The glut has been so severe that the price of gas at the Waha Hub at Coyanosa 64 miles southwest of Odessa has been less than zero, but now the 2.5 billion cubic feet per day that the 42-inch Matterhorn will soon be pumping represents a great relief.
Using 3,500 workers and starting in June last year, the line was laid from three to five feet deep east-southeast across 19 counties to Katy, Texas, 30 miles west of Houston.
The companies that completed the project, Devon Energy, MPLX and the White Water and EnLink midstream companies, say it will provide 50 permanent jobs and send $35 million annually to local governments and the state.
Running to the Coastal Bend Header in Wharton County, it includes the 81-mile Waha to Rankin Lateral, the 79-mile Stanton Lateral, the 400-mile mainline, nine smaller laterals, eight compressor stations and a variety of ancillary facilities and sites including 27-meter stations, 8 temporary launcher-receiver sites, 39 mainline valve sites and 4 temporary contractor yards.
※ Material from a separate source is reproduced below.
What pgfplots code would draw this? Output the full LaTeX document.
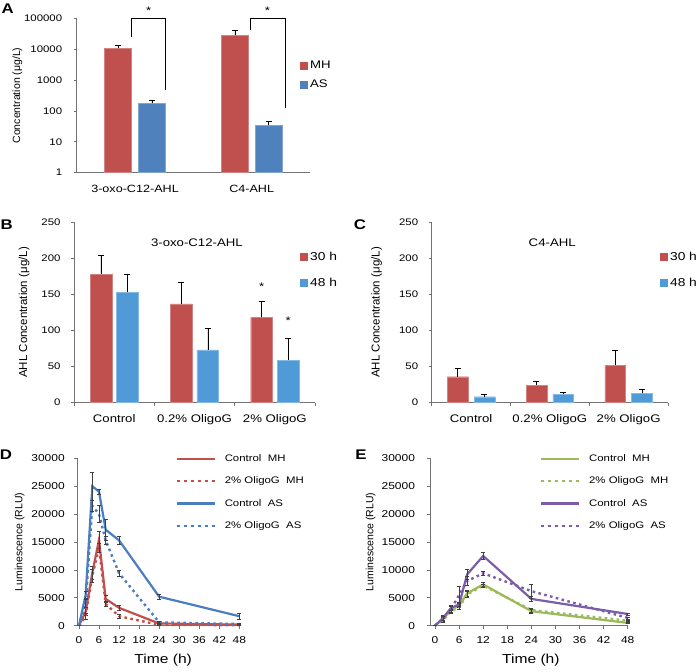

The contractor was the Gulf Cos. of Houston.
The Greenwood Village, Col.-based East Daley Analytics Co. says the flow should reach 1.5 Bcf/d by the end of December and the full 2.5 Bcf/d capacity by March.
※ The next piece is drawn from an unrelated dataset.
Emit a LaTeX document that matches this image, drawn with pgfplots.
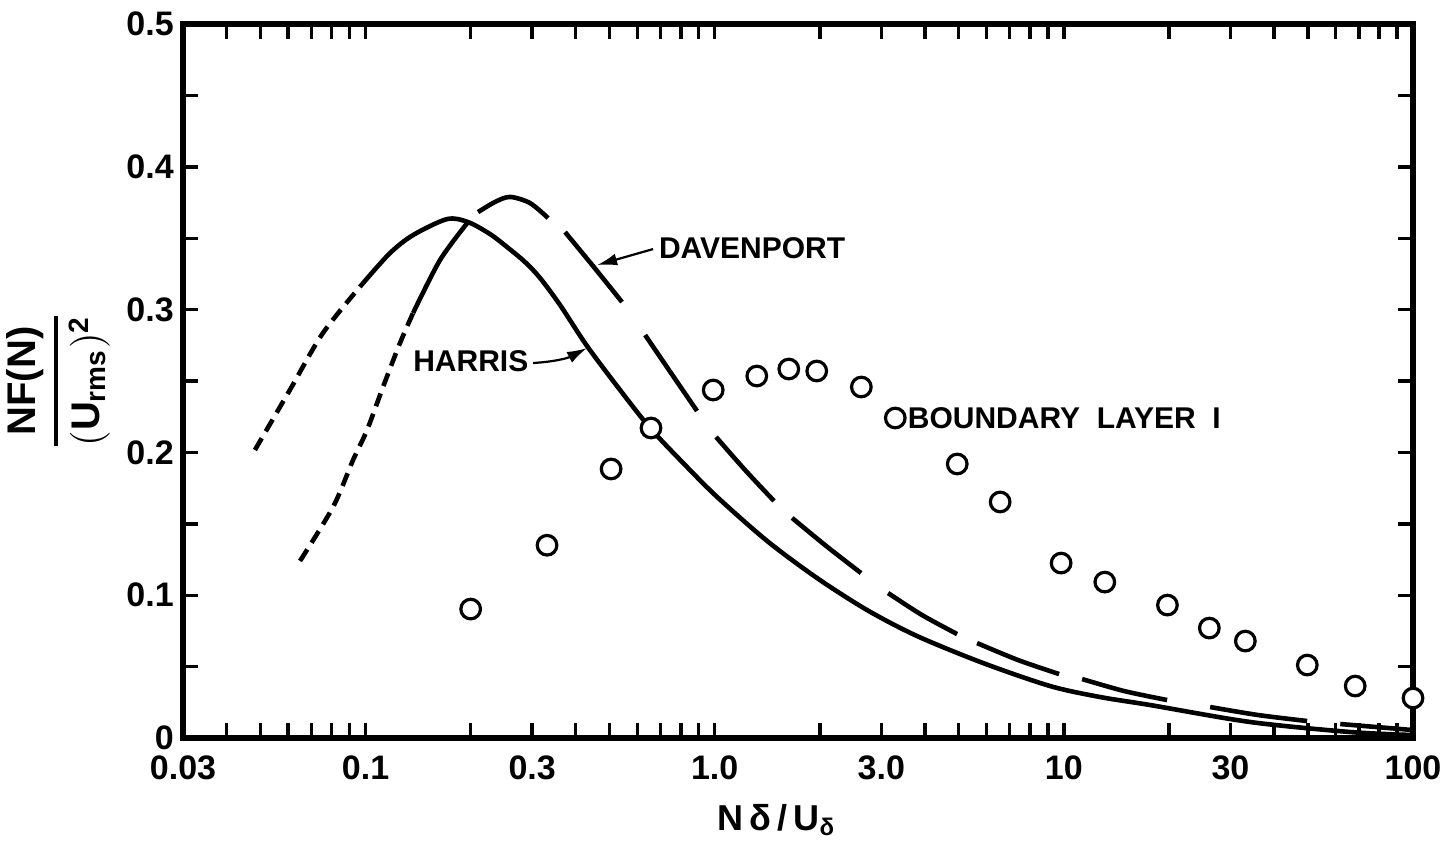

The Texas Independent Producers & Royalty Owners and Texas Oil & Gas associations and the Texas Railroad Commission say the Matterhorn Express is a sterling addition to the state’s already extensive energy pipeline system.
“Infrastructure projects like the Matterhorn Express play a critical role in meeting global energy demand and ensuring energy security for our nation and allies abroad,” TIPRO President Ed Longanecker said from Austin. “The Matterhorn will provide direct access to the Gulf Coast from West Texas, unlocking much of the natural gas production that has been trapped in the region due to a lack of necessary infrastructure and in turn help stabilize regional price volatility.
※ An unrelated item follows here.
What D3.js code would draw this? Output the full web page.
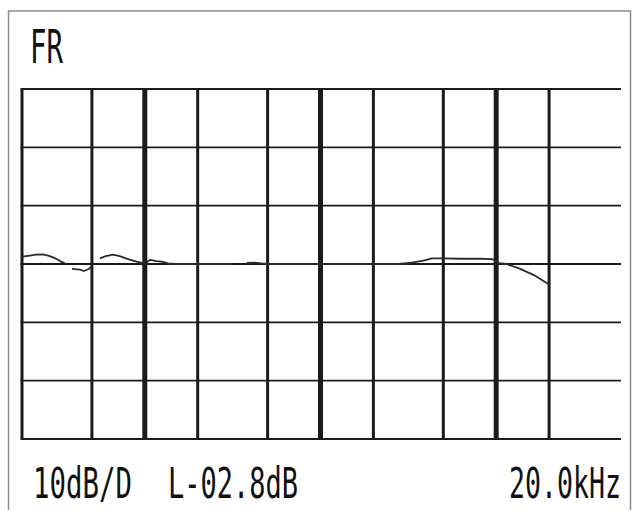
<!DOCTYPE html>
<html>
<head>
<meta charset="utf-8">
<script src="https://cdn.jsdelivr.net/npm/d3@7"></script>
<style>
  html, body { margin: 0; padding: 0; background: #fff; }
  svg { display: block; }
</style>
</head>
<body>
<div id="chart"></div>
<script>
// Data: grid frequencies (Hz), level divisions (dB) and the measured trace
const gridFreqs = [20, 50, 100, 200, 500, 1000, 2000, 5000, 10000, 20000];
const decadeFreqs = [100, 1000, 10000];
const levelTicks = [-30, -20, -10, 0, 10, 20, 30];

// null = the trace drops out on the screen
const traceFreq = [20, 22.2, 24, 26.3, 28.5, 30.8, 33, 35, 36.5, 38.5, 42.7, 45, 48, 49.5, 52,
  55.5, 60, 65.8, 72, 82, 90, 97.5, 102, 107, 117, 127, 135, 150, 316, 330, 380, 420, 462,
  500, 2800, 3290, 3800, 4320, 5060, 6160, 8000, 9490, 10400, 11400, 13500, 16400, 20000];
const traceDb = [1.25, 1.45, 1.6, 1.65, 1.4, 1.0, 0.5, 0.1, null, -0.85, -0.95, -1.2, -0.85, -0.5, null,
  0.95, 1.35, 1.6, 1.35, 0.75, 0.4, 0.15, 0.3, 0.7, 0.5, 0.35, 0.1, 0, 0, null, 0.2, 0.25, 0.1,
  0, 0, 0.25, 0.55, 0.95, 0.95, 0.9, 0.9, 0.85, 0.15, 0, -0.75, -1.9, -3.5];

const title = "FR";
const footer = ["10dB/D", "L-02.8dB", "20.0kHz"];

const width = 639;
const height = 510;

const svg = d3.select("#chart")
  .append("svg")
  .attr("width", width)
  .attr("height", height);

// outer screen frame (bottom edge falls below the picture)
svg.append("rect")
  .attr("x", 8.5).attr("y", 11)
  .attr("width", 622).attr("height", 510)
  .attr("fill", "none")
  .attr("stroke", "#8c8c8c")
  .attr("stroke-width", 1.5);

const x = d3.scaleLog().domain([20, 50000]).range([22, 619]);
const y = d3.scaleLinear().domain([-30, 30]).range([439, 89]);

const ink = "#1b1b1b";
const grid = svg.append("g");

// horizontal divisions
grid.selectAll("line.h")
  .data(levelTicks)
  .join("line")
  .attr("class", "h")
  .attr("x1", x(20) - 1.5).attr("x2", x(50000) + 2)
  .attr("y1", d => y(d)).attr("y2", d => y(d))
  .attr("stroke", ink)
  .attr("stroke-width", 1.8);

// vertical frequency lines, decades heavier
grid.selectAll("line.v")
  .data(gridFreqs)
  .join("line")
  .attr("class", "v")
  .attr("x1", d => x(d)).attr("x2", d => x(d))
  .attr("y1", y(30)).attr("y2", y(-30))
  .attr("stroke", ink)
  .attr("stroke-width", d => decadeFreqs.includes(d) ? 5 : 3);

// trace
const line = d3.line()
  .defined((d, i) => traceDb[i] !== null)
  .x((d, i) => x(traceFreq[i]))
  .y((d, i) => y(traceDb[i]));

svg.append("path")
  .attr("d", line(traceFreq))
  .attr("fill", "none")
  .attr("stroke", "#2a2a2a")
  .attr("stroke-width", 1.8)
  .attr("stroke-linejoin", "round");

// labels: squeezed mono font, like the analyser's screen font
const font = "'DejaVu Sans Mono', monospace";

function squeezed(str, px, py, size, w, anchor) {
  const t = svg.append("text")
    .attr("font-family", font)
    .attr("font-size", size)
    .attr("fill", "#111")
    .text(str);
  const sx = w / t.node().getComputedTextLength();
  const x0 = anchor === "end" ? px - w : px;
  t.attr("transform", `translate(${x0},${py}) scale(${sx},1)`);
  return t;
}

squeezed(title, 30, 63, 46, 33, "start");
squeezed(footer[0], 33, 498, 43, 99, "start");
squeezed(footer[1], 168, 498, 43, 130, "start");
squeezed(footer[2], 621, 498, 43, 112, "end");
</script>
</body>
</html>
“However, one pipeline is not enough,” Longanecker said. “For Texas oil and gas producers to continue delivering on their commitment to meet global energy demand, there must be adequate infrastructure in place.
“Together, policymakers, community members and industry alike must come together to support the continued buildout of our energy network.”
TXOGA Chief Economist Dean Foreman said natural gas production in the Permian Basin in July had grown by over 2.4 billion cubic feet per day year-over-year, according to the Energy Information Administration.
“With the addition of 2.5 bcf/d in new egress capacity from the Permian Basin to Katy, Texas, the Matterhorn Express pipeline helps alleviate bottlenecks that have contributed to a prolonged discount on natural gas prices in the region,” Foreman said. “This expanded access to higher-value markets should, in turn, narrow the price differential between the Permian and Henry Hub.
“In the near term Matterhorn’s added capacity is likely to result in higher realized prices across the region, potentially spurring further investment and production, which could eventually require even more takeaway capacity.”
Given the Permian’s leading role in U.S. production and productivity gains, Foreman said, this abundance presents a positive challenge that strengthens U.S. energy security and bolsters Texas’ leadership in LNG exports.
“Over the long term, the Matterhorn will further integrate U.S. natural gas into global markets, benefiting both producers and consumers alike,” he said.
Railroad Commission Communications Director R.J. DeSilva said pipelines like the Matterhorn are an integral part of the energy infrastructure in Texas, the nation’s largest oil and gas producer.
“Pipelines are a safe way to transport vast amounts of oil, natural gas and other products across our state daily,” DeSilva said from Austin. “Additionally as the state works toward further reducing flaring, added pipeline capacity to transport gas helps producers lower the need to flare gas. It’s important to know that the RRC oversees the safety of more than 400,000 miles of pipelines within the state.”
He said his agency conducts inspections during construction to ensure that safety regulations are being followed when a new pipeline is constructed.
“Inspectors conduct annual safety inspections, several thousand a year, of the network of intrastate pipelines to make sure operators adhere to the safety regulations that are designed to protect residents and the environment,” DeSilva said.